The Cards do not know how good the three of them will be, but in Piscotty's case, there's star potential.
There are other questions. This is a big season for Matt Adams, who played just 60 games last season but has looked like a future star at times. During the 2013-2014 seasons, he hit 32 home runs in 823 at-bats and had an .800 OPS.
Likewise, the rotation has questions that can be answered only over the course of an entire season. If Jaime Garcia is healthy, and if Marco Gonzales and Tim Cooney provide insurance at Triple-A, the Cardinals would again be in a very good place.
Here's the point: there's plenty to like about the Cards. The lineup needs the younger players to produce in addition to Matt Carpenter, Holliday, etc.
What's the alternative? The Cardinals pushed to sign Heyward. When that didn't work out, they decided not to simply throw money at the next available free agent.
General manager John Mozeliak's genius has been his ability to see a larger whole and to assign a value to each player.
How often has Mozeliak been wrong? Five consecutive postseason appearances emphatically answer that question. Cards fans would point out there hasn't been a championship since 2011. Nothing wrong with that.

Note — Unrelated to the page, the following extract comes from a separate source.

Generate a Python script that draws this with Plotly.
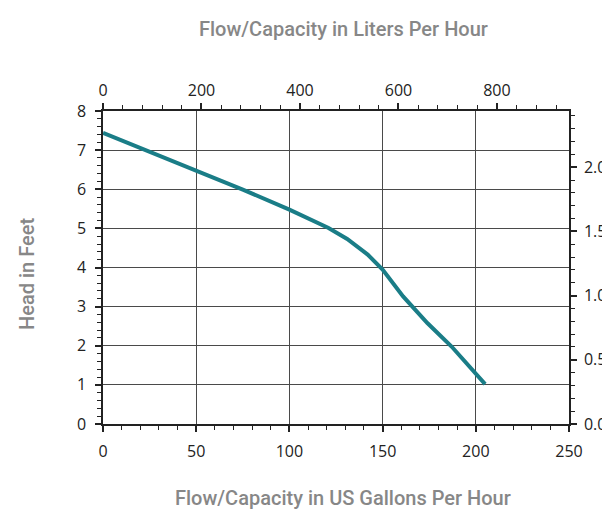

In St. Louis, the bar is higher than most other places. That's why it's the best baseball city on the planet and why baseball season runs, oh, 365 days a year.
If Mozeliak is wrong about Piscotty, Grichuk, etc., it could be a tough, disappointing season in St. Louis. But the Cardinals haven't been wrong very often in recent years. Wouldn't it be a kick in the pants if they won 100 games again?